Denise Duffield, who is lobbying for a cleanup of the entire field lab to background standards— meaning all materials unnatural to the site would be removed—said it is impossible to remove all contamination from SSFL and preserve the test stands.

“Most of the contamination on NASA’s property is located under and near the test stands. We’re talking about very toxic materials and in very high quantities,” Duffield said.

She said Knight’s letter is “very troubling” and she’s concerned it will be used by NASA and Boeing to push for weaker cleanup standards. Current agreements in place require NASA to clean up Area II to background standards, while certain portions of the field lab under Boeing’s charge must be remediated to suburban residential standards— meaning people could live on-site without getting sick from contamination. (Despite the standards, Boeing intends to preserve its portion as open space.)

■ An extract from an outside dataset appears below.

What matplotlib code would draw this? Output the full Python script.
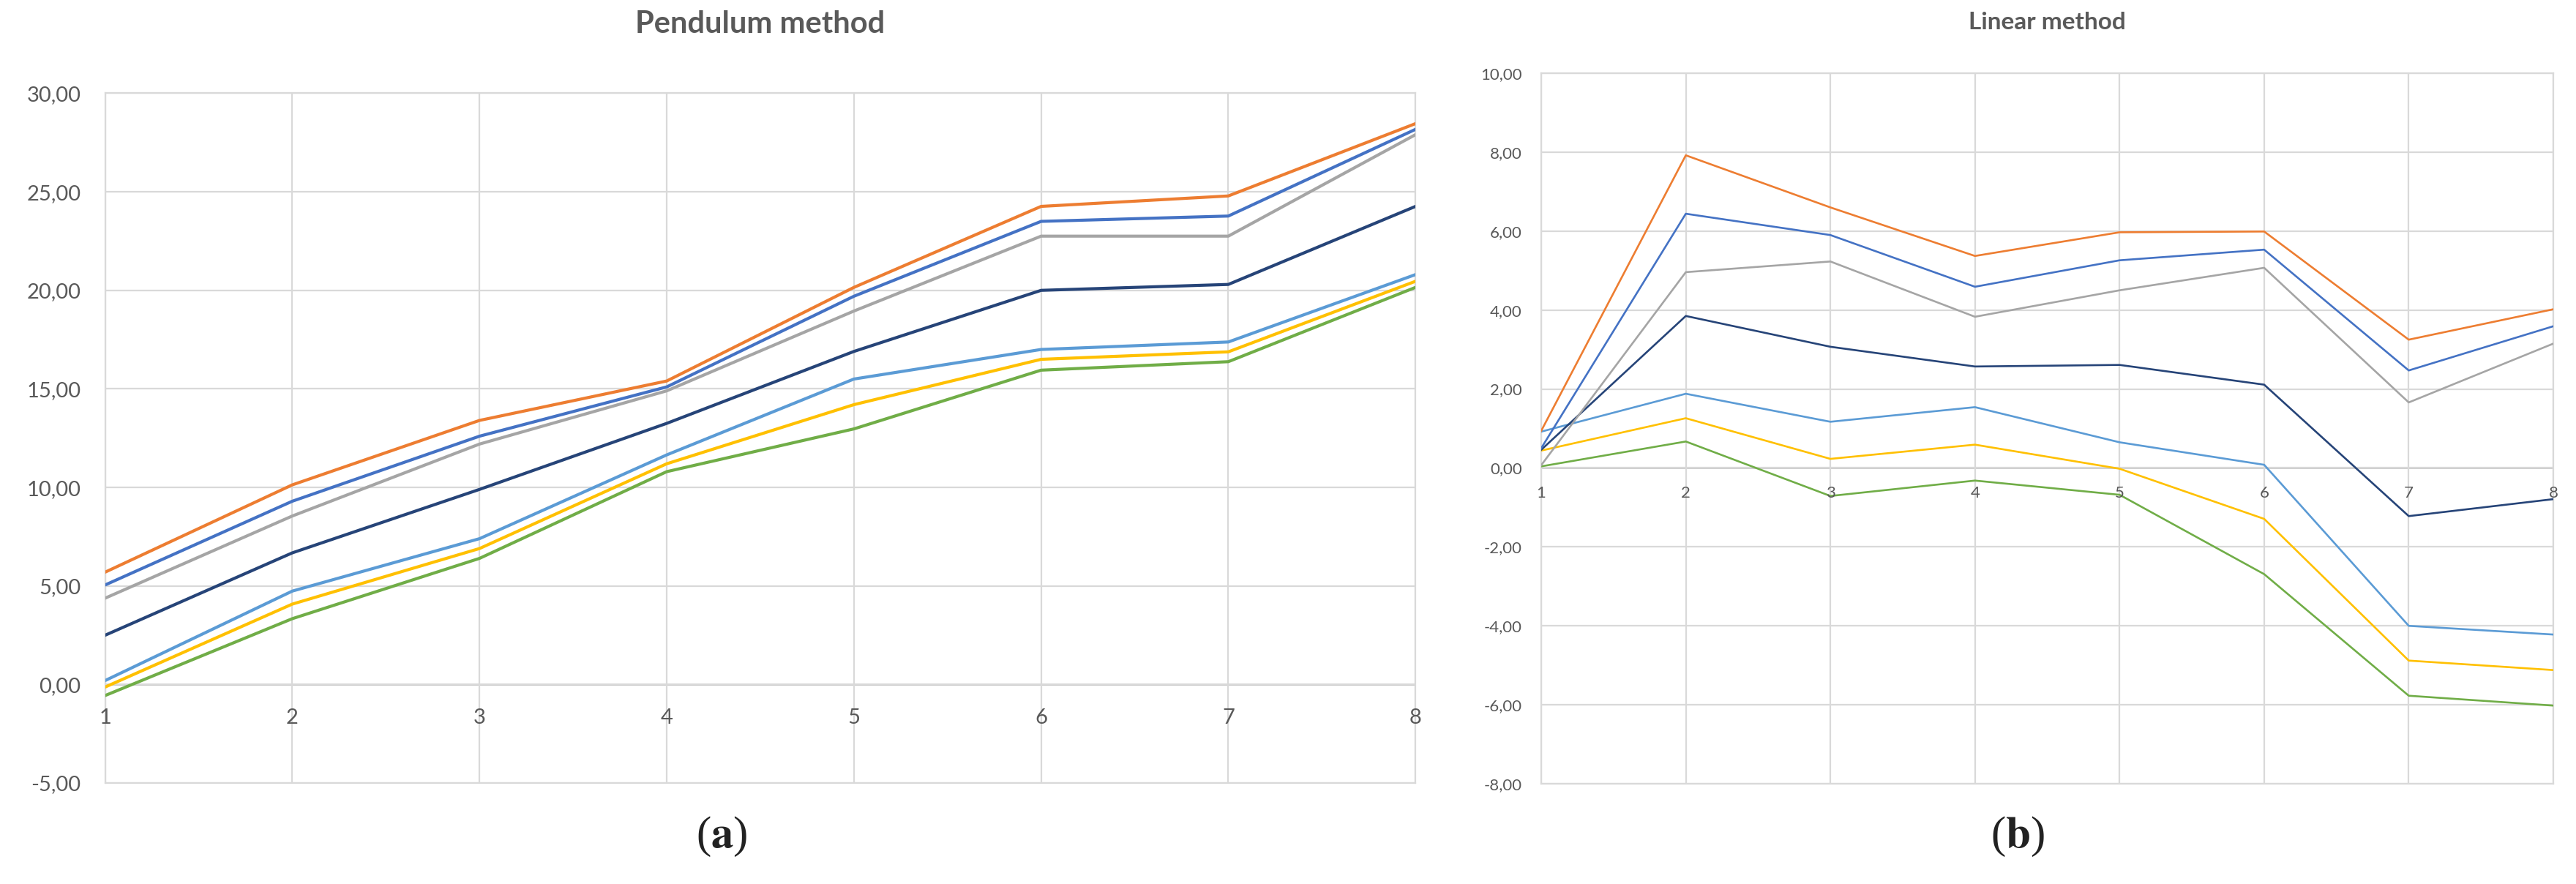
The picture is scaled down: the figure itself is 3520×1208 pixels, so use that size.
import matplotlib.pyplot as plt
from matplotlib.ticker import FuncFormatter, MultipleLocator

plt.rcParams['font.family'] = ['Lato', 'DejaVu Sans']
plt.rcParams['mathtext.fontset'] = 'stix'

steps = [1, 2, 3, 4, 5, 6, 7, 8]

# (a) Pendulum method
pend_orange = [5.70, 10.13, 13.40, 15.40, 20.15, 24.26, 24.79, 28.46]
pend_blue = [5.05, 9.30, 12.60, 15.10, 19.70, 23.50, 23.77, 28.17]
pend_gray = [4.38, 8.55, 12.20, 14.90, 18.95, 22.75, 22.75, 27.90]
pend_navy = [2.50, 6.68, 9.90, 13.25, 16.90, 20.00, 20.30, 24.26]
pend_lightblue = [0.20, 4.74, 7.40, 11.65, 15.50, 17.00, 17.38, 20.80]
pend_yellow = [-0.13, 4.08, 6.90, 11.20, 14.20, 16.50, 16.88, 20.46]
pend_green = [-0.56, 3.34, 6.40, 10.80, 12.97, 15.95, 16.38, 20.15]

# (b) Linear method
lin_orange = [0.94, 7.92, 6.60, 5.37, 5.97, 5.99, 3.25, 4.02]
lin_blue = [0.50, 6.44, 5.90, 4.59, 5.26, 5.53, 2.47, 3.59]
lin_gray = [0.07, 4.96, 5.23, 3.83, 4.50, 5.07, 1.66, 3.15]
lin_navy = [0.46, 3.85, 3.07, 2.57, 2.61, 2.11, -1.22, -0.79]
lin_lightblue = [0.92, 1.88, 1.17, 1.54, 0.65, 0.08, -4.00, -4.22]
lin_yellow = [0.44, 1.26, 0.23, 0.59, -0.02, -1.29, -4.88, -5.12]
lin_green = [0.04, 0.67, -0.71, -0.32, -0.68, -2.69, -5.77, -6.02]

colors = {"orange": "#ED7D31", "blue": "#4472C4", "gray": "#A5A5A5",
          "navy": "#264478", "lightblue": "#5B9BD5", "yellow": "#FFC000",
          "green": "#70AD47"}

pend_series = [(pend_green, "green"), (pend_yellow, "yellow"), (pend_lightblue, "lightblue"),
               (pend_navy, "navy"), (pend_gray, "gray"), (pend_blue, "blue"), (pend_orange, "orange")]
lin_series = [(lin_green, "green"), (lin_yellow, "yellow"), (lin_lightblue, "lightblue"),
              (lin_navy, "navy"), (lin_gray, "gray"), (lin_blue, "blue"), (lin_orange, "orange")]

text_gray = "#595959"
grid_gray = "#D9D9D9"


def comma(v, pos):
    return ("%.2f" % v).replace(".", ",")


def draw(ax, series, lw, ylim, ystep, fs, ypad, xoff, title, title_fs, title_y):
    for vals, name in series:
        ax.plot(steps, vals, color=colors[name], lw=lw, zorder=3)
    ax.set_xlim(1, 8)
    ax.set_ylim(*ylim)
    ax.yaxis.set_major_locator(MultipleLocator(ystep))
    ax.yaxis.set_major_formatter(FuncFormatter(comma))
    ax.set_xticks(steps)
    ax.set_xticklabels([])
    ax.grid(True, color=grid_gray, lw=0.8, zorder=0)
    ax.axhline(0, color="#C8C8C8", lw=1.0, zorder=1)
    for s in ax.spines.values():
        s.set_color(grid_gray)
        s.set_linewidth(0.8)
    ax.tick_params(axis="both", length=0, labelsize=fs, labelcolor=text_gray)
    ax.tick_params(axis="y", pad=ypad)
    # x labels sit under the zero line, like in Excel
    for x in steps:
        ax.annotate(str(x), xy=(x, 0), xytext=(0, xoff), textcoords="offset points",
                    ha="center", va="center", fontsize=fs, color=text_gray, zorder=4)
    ax.set_title(title, fontsize=title_fs, fontweight="bold", color=text_gray, y=title_y)


fig = plt.figure(figsize=(17.6, 6.04), dpi=200)

ax1 = fig.add_axes([0.0408, 0.1142, 0.5087, 0.7803])
draw(ax1, pend_series, 1.5, (-5, 30), 5, 10.5, 12, -16.5, "Pendulum method", 15, 1.07)

ax2 = fig.add_axes([0.5983, 0.1134, 0.3929, 0.8038])
draw(ax2, lin_series, 0.95, (-8, 10), 2, 8, 9.5, -12.6, "Linear method", 12, 1.045)

fig.text(986 / 3520, 1 - 1143 / 1208, r"($\mathbf{a}$)", ha="center", va="center",
         fontsize=22, family=["Liberation Serif", "DejaVu Serif"], color="#222222")
fig.text(2757 / 3520, 1 - 1143 / 1208, r"($\mathbf{b}$)", ha="center", va="center",
         fontsize=22, family=["Liberation Serif", "DejaVu Serif"], color="#222222")

fig.savefig("out.png", dpi=200, facecolor="white")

“From a public health perspective, the SSFL site must be fully cleaned up before there is even consideration of designating it a park or national monument,” Duffield said. “Otherwise, the polluters will use the park status to (leave) gross quantities of toxic materials on the site that will continue to migrate and impact local communities.”

But Knight argues that preserving the stands will not impede remediation.

“The cleanup is still one of our highest priorities, ensuring that it’s cleaned up to . . . where people can go enjoy a recreational-type of place,” the congressman said.

‘Preserve and protect’

In 2015, activist Christina Walsh started a petition on change.org asking President Barack Obama to designate the site as a national monument in an effort to preserve the test stands and the cave paintings. Although the petition is what caused NASA to defer demolition of the test stands two years ago, it seems to have stalled, as no updates have been posted since July 2015.

Knight said his letter—which was signed by U.S. Reps. Julia Brownley (D-Thousand Oaks), Ted Lieu (D-Los Angeles), Tony Cardenas (D-Van Nuys), Adam Schiff (D-Burbank) and Brad Sherman (D-Sherman Oaks)—is separate from Walsh’s effort.

In a statement provided in an email to the Acorn, Brownley said everything should be done to “preserve and protect important cultural and historic features,” a task she believes can be accomplished while still meeting cleanup requirements.

“The beautiful cave paintings . . . juxtaposed with the test stands from NASA’s Mercury and Apollo era create a unique and remarkable cultural and historic connection between this ancient Native American astronomical observatory and religious shrine and the site’s role in propelling us into the modern space age,” Brownley said.

Jennifer Stanfield, a NASA spokesperson, confirmed the agency has received Knight’s letter but declined to answer specific questions about what happens next.

The agency only provided a statement saying NASA is as “equally committed to preserving the cultural legacy of the site” as it is to protecting human health and the environment.

“We appreciate the significant public interest in the site’s rich history and at this time plan to continue to defer demolition of the historic test stand structures, unless they pose risks to safety, health or the environment that cannot be mitigated,” the statement reads.